Maia Davis, a spokeswoman for 32BJ, said the union has lawyers looking into whether the seminary violated a city law giving building service workers 90 days of protection against layoffs if a building changes contractors.

The men were officially employed by Aramark, a maintenance contracting company for schools and universities.

The workers had originally been employed directly by the seminary until Aramark was brought on in 2009, Davis added. The seminary agreed that any new contractors would continue to employ the same workers with the same wages and benefits.

Sandra Johnson, the seminary's Executive Vice President and Chief Financial officer, maintained that GTS believes the dispute is between Aramark and its employees, and refused to answer any questions about the Displaced Workers Act.

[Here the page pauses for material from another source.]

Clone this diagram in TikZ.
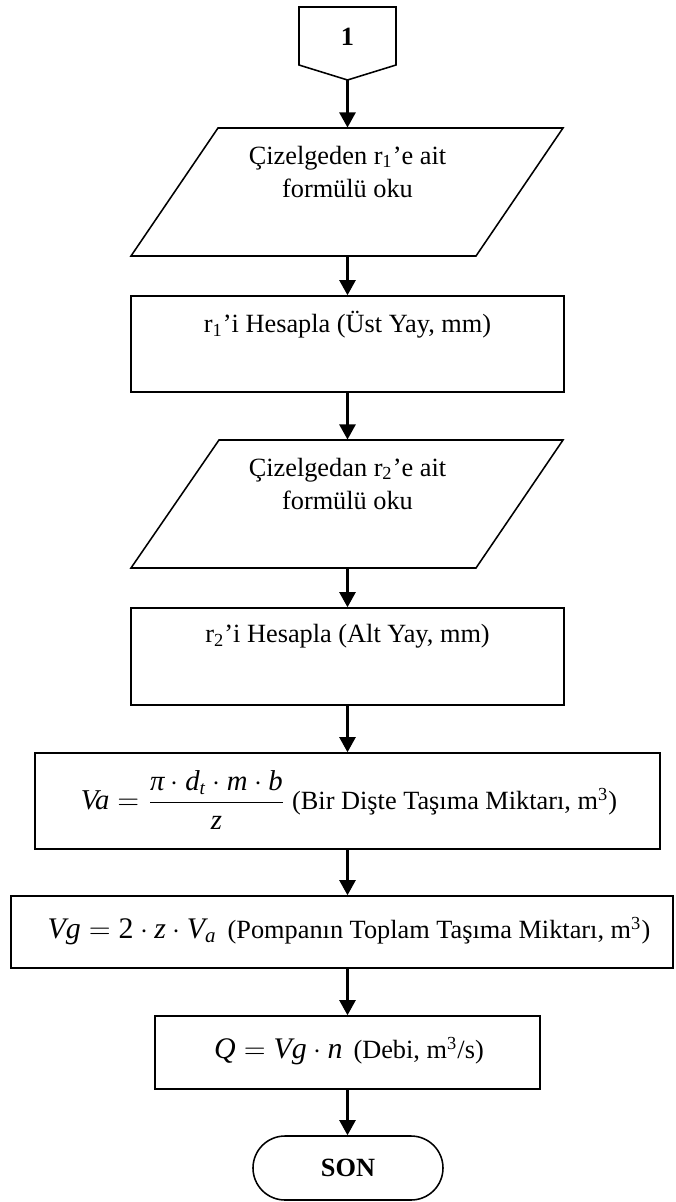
\documentclass[tikz,border=0pt]{standalone}
\usepackage{amsmath}
\usepackage{fontspec}
\setmainfont{Liberation Serif}
\usetikzlibrary{arrows.meta}
\newcommand\mv[1]{\textit{#1}}
\begin{document}
\begin{tikzpicture}[x=0.418pt,y=-0.418pt,
  box/.style={draw,line width=0.65pt,inner sep=0pt},
  hold/.style={inner sep=0pt,minimum width=1pt},
  lbl/.style={inner sep=0pt,align=center,font=\fontsize{11}{13.8}\selectfont},
  arr/.style={line width=1pt,-{Triangle[length=6.3pt,width=6.7pt]}}]
\useasboundingbox (0,0) rectangle (675,1202);
% off-page connector
\node[hold,minimum height={73*0.418pt}] (c1) at (347.5,43.5) {};
\draw[line width=0.65pt] (299,7) -- (396,7) -- (396,65) -- (347.5,80) -- (299,65) -- cycle;
\node[lbl,font=\fontsize{11}{13.8}\selectfont\bfseries] (t0) at (347.5,37) {1};
% parallelogram 1
\node[hold,minimum height={128*0.418pt}] (p1) at (347.5,192) {};
\draw[line width=0.65pt] (218,128) -- (563,128) -- (476,256) -- (131,256) -- cycle;
\node[lbl] (t1) at (347.5,171.5) {Çizelgeden r\textsubscript{1}’e ait\\formülü oku};
% rect 2
\node[box,minimum width={433*0.418pt},minimum height={96*0.418pt}] (r2) at (347.5,344) {};
\node[lbl] (t2) at (347.5,325) {r\textsubscript{1}’i Hesapla (Üst Yay, mm)};
% parallelogram 2
\node[hold,minimum height={128*0.418pt}] (p2) at (347.5,504) {};
\draw[line width=0.65pt] (219,440) -- (563,440) -- (476,568) -- (131,568) -- cycle;
\node[lbl] (t3) at (347.5,483.5) {Çizelgedan r\textsubscript{2}’e ait\\formülü oku};
% rect 4
\node[box,minimum width={433*0.418pt},minimum height={97*0.418pt}] (r4) at (347.5,656.5) {};
\node[lbl] (t4) at (347.5,636) {r\textsubscript{2}’i Hesapla (Alt Yay, mm)};
% rect 5
\node[box,minimum width={625*0.418pt},minimum height={96*0.418pt}] (r5) at (347.5,801) {};
\node[lbl] (t5) at (349,800) {{\fontsize{12}{14}\selectfont$\mv{Va}=\dfrac{\mv{π}\cdot\mv{d}_{\mv{t}}\cdot\mv{m}\cdot\mv{b}}{\mv{z}}$}\ (Bir Dişte Taşıma Miktarı, m\textsuperscript{3})};
% rect 6
\node[box,minimum width={662*0.418pt},minimum height={72*0.418pt}] (r6) at (342,932) {};
\node[lbl] (t6) at (349,931) {{\fontsize{12.5}{15}\selectfont$\mv{Vg}=\text{2}\cdot\mv{z}\cdot\mv{V}_{\mv{a}}$}\ \,(Pompanın Toplam Taşıma Miktarı, m\textsuperscript{3})};
% rect 7
\node[box,minimum width={385*0.418pt},minimum height={73*0.418pt}] (r7) at (347.5,1052.5) {};
\node[lbl] (t7) at (349,1051) {{\fontsize{12.5}{15}\selectfont$\mv{Q}=\mv{Vg}\cdot\mv{n}$}\ \,(Debi, m\textsuperscript{3}/s)};
% terminal
\node[box,minimum width={190*0.418pt},minimum height={64*0.418pt},rounded corners={32*0.418pt}] (end) at (348,1168) {};
\node[lbl,font=\fontsize{11}{13.8}\selectfont\bfseries] (t8) at (348,1168) {SON};
% arrows
\draw[arr] (c1.south) -- (p1.north);
\draw[arr] (p1.south) -- (r2.north);
\draw[arr] (r2.south) -- (p2.north);
\draw[arr] (p2.south) -- (r4.north);
\draw[arr] (r4.south) -- (r5.north);
\draw[arr] (r5.south) -- (r5.south |- r6.north);
\draw[arr] (r5.south |- r6.south) -- (r7.north);
\draw[arr] (r7.south) -- (r7.south |- end.north);
\end{tikzpicture}
\end{document}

According to the letter sent to the men by Aramark, the seminary ended its contract for maintenance and cleaning services with Aramark effective Aug. 1. Aramark, which did not respond to requests for comment, did not say when it was notified by the seminary.

Morgan and his fellow protesters insist their beef isn't with Aramark, but with the seminary itself, which they said owes them more courtesy.

The men have launched a concerted effort to push the seminary to do what they call the right thing,  handing out flyers in front of the seminary claiming that the seminary has turned their lives into "a living hell."

"I've been here 25 years. I've spent half my lifetime here," said Godfrey Johnson, 52, who fears that he won't be able to afford health insurance for his family after his current plan runs out at the end of the month.

"I just want what's due to me."

The men said the layoffs are a continuation of the church's ongoing cost-cutting plans. The financially-struggling seminary developed a "Plan to Choose Life" strategy in 2010, selling off many of its properties and bringing on financial heavyweights, including Sandra Johnson who was a former corporate banker at Citibank.

Workers said they want the courtesy to be able to discuss the layoffs with the seminary directly.

"We just want them to sit down and talk to us," Morgan said. "They see how many years I put in here. We're like family, and then they turn around like they don't know us."